▶ Short problem: Repeat exactly the lines from the start of the records below through the line that contains "(m\i) at (\x,138)", including both.

▶ Exercise inputs:
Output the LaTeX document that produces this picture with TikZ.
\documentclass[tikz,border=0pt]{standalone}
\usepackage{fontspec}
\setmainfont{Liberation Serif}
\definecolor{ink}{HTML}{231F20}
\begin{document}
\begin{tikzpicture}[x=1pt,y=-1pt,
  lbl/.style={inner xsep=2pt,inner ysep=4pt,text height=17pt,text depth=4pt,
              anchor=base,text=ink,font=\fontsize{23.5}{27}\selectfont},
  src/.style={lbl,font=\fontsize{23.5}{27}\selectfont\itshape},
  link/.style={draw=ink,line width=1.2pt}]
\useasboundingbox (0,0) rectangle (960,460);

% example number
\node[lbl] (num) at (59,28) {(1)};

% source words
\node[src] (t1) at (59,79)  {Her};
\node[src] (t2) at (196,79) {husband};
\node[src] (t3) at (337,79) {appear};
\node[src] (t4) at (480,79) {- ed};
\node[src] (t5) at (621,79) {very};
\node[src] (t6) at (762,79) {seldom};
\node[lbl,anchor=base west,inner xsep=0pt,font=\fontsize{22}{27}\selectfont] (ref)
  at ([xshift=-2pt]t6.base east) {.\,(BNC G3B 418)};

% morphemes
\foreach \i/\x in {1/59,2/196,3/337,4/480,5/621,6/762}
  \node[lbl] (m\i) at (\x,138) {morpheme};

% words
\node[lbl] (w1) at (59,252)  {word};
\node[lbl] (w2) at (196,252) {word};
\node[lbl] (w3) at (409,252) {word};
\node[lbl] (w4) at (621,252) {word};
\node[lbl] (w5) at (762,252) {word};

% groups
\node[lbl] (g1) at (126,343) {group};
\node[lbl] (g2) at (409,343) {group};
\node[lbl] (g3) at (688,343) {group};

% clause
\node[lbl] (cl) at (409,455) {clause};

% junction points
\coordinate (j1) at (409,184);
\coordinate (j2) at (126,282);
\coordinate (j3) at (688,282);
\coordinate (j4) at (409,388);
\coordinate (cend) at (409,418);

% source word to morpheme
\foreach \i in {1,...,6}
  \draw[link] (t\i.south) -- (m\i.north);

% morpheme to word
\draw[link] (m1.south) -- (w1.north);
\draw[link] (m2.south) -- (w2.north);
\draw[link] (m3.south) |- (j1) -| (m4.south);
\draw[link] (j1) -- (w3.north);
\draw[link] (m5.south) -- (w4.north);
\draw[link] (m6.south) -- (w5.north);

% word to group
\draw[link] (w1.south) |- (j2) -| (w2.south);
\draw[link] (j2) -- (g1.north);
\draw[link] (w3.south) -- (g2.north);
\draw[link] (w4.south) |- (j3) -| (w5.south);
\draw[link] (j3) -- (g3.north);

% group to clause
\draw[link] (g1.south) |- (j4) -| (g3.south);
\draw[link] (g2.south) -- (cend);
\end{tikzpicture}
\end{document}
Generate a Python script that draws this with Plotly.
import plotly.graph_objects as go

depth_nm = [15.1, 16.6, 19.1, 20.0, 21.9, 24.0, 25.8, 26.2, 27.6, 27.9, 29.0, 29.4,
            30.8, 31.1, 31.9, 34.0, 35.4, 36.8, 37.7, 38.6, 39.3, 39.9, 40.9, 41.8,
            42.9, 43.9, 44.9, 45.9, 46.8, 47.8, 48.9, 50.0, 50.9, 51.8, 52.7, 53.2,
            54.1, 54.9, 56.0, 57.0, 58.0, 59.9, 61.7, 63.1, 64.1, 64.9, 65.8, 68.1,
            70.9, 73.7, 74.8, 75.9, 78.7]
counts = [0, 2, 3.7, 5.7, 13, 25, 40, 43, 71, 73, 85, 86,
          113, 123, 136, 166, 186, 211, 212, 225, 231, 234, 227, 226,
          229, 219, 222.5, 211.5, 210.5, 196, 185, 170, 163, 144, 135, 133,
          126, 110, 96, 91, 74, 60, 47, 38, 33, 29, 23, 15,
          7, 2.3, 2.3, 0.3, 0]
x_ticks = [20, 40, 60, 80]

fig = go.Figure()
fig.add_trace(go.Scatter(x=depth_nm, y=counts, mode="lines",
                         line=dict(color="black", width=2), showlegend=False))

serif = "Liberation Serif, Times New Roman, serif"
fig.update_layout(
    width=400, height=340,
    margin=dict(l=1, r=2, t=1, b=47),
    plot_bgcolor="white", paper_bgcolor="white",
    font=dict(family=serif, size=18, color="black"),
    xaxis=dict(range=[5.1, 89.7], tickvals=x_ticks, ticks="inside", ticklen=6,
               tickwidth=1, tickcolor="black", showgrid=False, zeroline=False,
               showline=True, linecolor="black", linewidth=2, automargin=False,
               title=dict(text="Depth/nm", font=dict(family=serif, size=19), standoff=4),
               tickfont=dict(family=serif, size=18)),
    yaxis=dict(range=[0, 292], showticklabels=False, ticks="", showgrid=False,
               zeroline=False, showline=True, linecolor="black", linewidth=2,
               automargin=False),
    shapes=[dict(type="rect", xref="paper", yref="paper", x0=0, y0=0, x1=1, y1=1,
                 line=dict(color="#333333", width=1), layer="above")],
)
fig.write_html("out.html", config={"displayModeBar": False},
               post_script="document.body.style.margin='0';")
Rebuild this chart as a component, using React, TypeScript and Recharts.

▶ Final answer:
Output the LaTeX document that produces this picture with TikZ.
\documentclass[tikz,border=0pt]{standalone}
\usepackage{fontspec}
\setmainfont{Liberation Serif}
\definecolor{ink}{HTML}{231F20}
\begin{document}
\begin{tikzpicture}[x=1pt,y=-1pt,
  lbl/.style={inner xsep=2pt,inner ysep=4pt,text height=17pt,text depth=4pt,
              anchor=base,text=ink,font=\fontsize{23.5}{27}\selectfont},
  src/.style={lbl,font=\fontsize{23.5}{27}\selectfont\itshape},
  link/.style={draw=ink,line width=1.2pt}]
\useasboundingbox (0,0) rectangle (960,460);

% example number
\node[lbl] (num) at (59,28) {(1)};

% source words
\node[src] (t1) at (59,79)  {Her};
\node[src] (t2) at (196,79) {husband};
\node[src] (t3) at (337,79) {appear};
\node[src] (t4) at (480,79) {- ed};
\node[src] (t5) at (621,79) {very};
\node[src] (t6) at (762,79) {seldom};
\node[lbl,anchor=base west,inner xsep=0pt,font=\fontsize{22}{27}\selectfont] (ref)
  at ([xshift=-2pt]t6.base east) {.\,(BNC G3B 418)};

% morphemes
\foreach \i/\x in {1/59,2/196,3/337,4/480,5/621,6/762}
  \node[lbl] (m\i) at (\x,138) {morpheme};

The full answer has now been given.